[start]

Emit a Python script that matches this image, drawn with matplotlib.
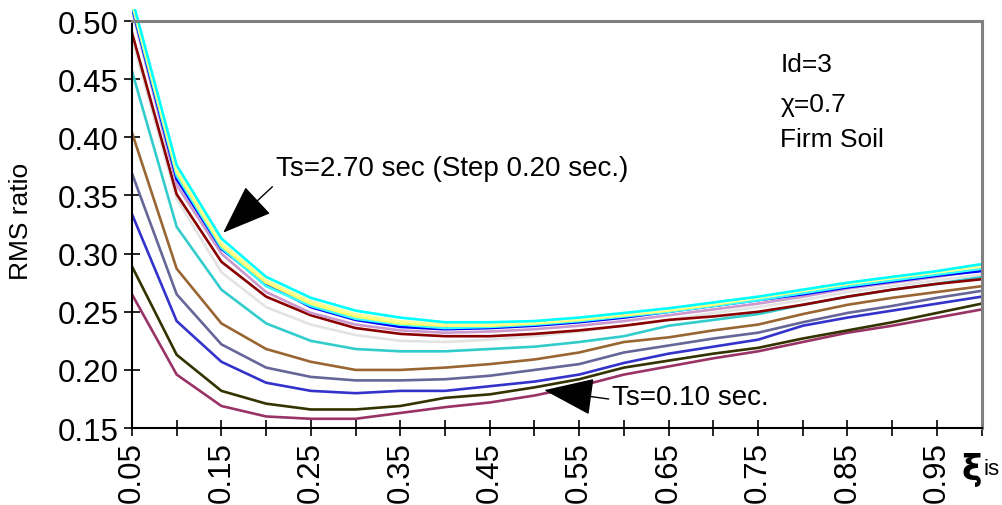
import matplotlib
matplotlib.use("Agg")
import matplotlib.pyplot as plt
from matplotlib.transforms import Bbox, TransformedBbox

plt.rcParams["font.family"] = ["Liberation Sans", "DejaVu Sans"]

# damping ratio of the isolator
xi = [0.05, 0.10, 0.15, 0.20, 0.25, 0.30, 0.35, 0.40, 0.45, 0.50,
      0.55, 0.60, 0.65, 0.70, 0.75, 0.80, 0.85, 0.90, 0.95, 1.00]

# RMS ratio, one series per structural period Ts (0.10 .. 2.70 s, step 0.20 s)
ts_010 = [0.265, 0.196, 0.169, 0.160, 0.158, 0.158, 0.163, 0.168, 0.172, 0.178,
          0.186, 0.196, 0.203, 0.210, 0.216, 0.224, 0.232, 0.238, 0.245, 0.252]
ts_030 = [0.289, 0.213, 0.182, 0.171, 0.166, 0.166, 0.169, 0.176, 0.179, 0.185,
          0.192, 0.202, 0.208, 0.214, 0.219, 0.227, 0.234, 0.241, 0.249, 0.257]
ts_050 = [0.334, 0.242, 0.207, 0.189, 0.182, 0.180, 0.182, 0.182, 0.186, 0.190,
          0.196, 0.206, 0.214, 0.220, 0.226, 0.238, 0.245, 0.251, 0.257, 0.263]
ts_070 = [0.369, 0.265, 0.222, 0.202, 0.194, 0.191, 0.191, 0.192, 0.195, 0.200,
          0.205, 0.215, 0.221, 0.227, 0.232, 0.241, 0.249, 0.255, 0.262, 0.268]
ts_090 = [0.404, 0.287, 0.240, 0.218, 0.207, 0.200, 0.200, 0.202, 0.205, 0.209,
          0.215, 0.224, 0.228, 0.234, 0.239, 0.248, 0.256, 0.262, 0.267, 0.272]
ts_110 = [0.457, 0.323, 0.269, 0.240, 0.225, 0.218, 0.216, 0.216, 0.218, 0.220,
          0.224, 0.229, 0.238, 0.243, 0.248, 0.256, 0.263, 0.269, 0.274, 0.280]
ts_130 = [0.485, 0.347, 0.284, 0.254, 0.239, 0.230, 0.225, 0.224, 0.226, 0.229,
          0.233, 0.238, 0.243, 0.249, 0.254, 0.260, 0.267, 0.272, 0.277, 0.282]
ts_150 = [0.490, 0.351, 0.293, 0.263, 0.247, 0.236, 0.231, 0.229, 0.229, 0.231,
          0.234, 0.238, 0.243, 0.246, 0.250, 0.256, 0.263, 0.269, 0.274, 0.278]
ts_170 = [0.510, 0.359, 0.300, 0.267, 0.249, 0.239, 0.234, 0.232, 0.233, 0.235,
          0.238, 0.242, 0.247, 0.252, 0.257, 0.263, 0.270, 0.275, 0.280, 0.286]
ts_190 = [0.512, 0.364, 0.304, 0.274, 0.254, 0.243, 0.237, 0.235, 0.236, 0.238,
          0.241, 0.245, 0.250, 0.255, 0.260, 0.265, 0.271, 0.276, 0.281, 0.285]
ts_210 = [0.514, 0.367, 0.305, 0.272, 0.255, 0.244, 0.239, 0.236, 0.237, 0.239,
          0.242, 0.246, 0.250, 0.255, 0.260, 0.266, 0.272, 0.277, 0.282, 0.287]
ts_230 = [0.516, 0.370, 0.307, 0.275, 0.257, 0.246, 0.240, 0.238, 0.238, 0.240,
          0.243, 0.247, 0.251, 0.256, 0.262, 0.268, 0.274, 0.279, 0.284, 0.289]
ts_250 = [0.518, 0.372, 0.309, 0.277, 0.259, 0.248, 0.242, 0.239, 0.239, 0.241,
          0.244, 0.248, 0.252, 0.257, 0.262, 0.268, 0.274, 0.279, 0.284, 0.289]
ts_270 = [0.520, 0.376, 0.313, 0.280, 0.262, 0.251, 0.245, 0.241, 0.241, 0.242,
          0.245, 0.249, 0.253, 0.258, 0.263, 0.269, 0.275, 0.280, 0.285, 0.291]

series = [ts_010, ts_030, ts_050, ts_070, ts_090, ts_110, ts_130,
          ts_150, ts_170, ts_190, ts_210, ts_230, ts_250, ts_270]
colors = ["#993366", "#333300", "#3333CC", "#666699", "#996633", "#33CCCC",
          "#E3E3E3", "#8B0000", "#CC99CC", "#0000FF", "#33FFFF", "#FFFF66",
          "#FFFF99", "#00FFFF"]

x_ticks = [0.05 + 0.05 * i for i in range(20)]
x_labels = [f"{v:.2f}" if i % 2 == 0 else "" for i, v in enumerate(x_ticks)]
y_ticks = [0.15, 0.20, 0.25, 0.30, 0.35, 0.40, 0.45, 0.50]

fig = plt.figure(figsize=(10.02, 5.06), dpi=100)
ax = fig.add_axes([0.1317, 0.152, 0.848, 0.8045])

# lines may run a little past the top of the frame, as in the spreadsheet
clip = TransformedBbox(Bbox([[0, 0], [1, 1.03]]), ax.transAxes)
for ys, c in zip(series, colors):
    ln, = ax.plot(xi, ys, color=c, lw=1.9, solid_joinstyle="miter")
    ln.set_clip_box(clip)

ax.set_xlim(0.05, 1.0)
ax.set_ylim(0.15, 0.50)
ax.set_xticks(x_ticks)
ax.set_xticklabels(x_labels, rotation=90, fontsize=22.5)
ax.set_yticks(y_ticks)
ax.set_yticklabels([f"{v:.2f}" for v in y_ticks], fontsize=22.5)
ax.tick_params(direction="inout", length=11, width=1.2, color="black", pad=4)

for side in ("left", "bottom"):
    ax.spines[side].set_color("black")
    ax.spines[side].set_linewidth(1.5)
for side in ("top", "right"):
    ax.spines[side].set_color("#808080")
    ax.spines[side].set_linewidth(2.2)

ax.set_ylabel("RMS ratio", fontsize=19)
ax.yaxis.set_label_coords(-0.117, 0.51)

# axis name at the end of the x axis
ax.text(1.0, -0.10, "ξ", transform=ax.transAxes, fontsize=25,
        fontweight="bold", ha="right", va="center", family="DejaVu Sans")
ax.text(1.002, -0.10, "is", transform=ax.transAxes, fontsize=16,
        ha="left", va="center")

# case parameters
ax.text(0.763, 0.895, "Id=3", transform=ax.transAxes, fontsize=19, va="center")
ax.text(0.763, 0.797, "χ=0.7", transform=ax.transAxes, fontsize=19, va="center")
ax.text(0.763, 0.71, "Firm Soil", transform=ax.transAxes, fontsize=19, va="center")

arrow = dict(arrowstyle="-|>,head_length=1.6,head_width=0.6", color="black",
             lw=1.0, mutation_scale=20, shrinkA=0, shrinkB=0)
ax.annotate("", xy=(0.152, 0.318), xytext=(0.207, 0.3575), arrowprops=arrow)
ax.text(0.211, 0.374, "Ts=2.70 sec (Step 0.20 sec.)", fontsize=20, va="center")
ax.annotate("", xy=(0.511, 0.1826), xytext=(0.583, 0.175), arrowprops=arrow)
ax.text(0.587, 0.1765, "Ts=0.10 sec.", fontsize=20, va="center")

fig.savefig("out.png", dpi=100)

[end]

• PROMPT:
Take the lines from the start of the material to the line with "0.55, 0.60, 0.65, 0.70, 0.75, 0.80, 0.85, 0.90, 0.95, 1.00]", both included, and transcribe them exactly without the pictures.

• RESPONSE BELOW:
Emit a Python script that matches this image, drawn with matplotlib.
import matplotlib
matplotlib.use("Agg")
import matplotlib.pyplot as plt
from matplotlib.transforms import Bbox, TransformedBbox

plt.rcParams["font.family"] = ["Liberation Sans", "DejaVu Sans"]

# damping ratio of the isolator
xi = [0.05, 0.10, 0.15, 0.20, 0.25, 0.30, 0.35, 0.40, 0.45, 0.50,
      0.55, 0.60, 0.65, 0.70, 0.75, 0.80, 0.85, 0.90, 0.95, 1.00]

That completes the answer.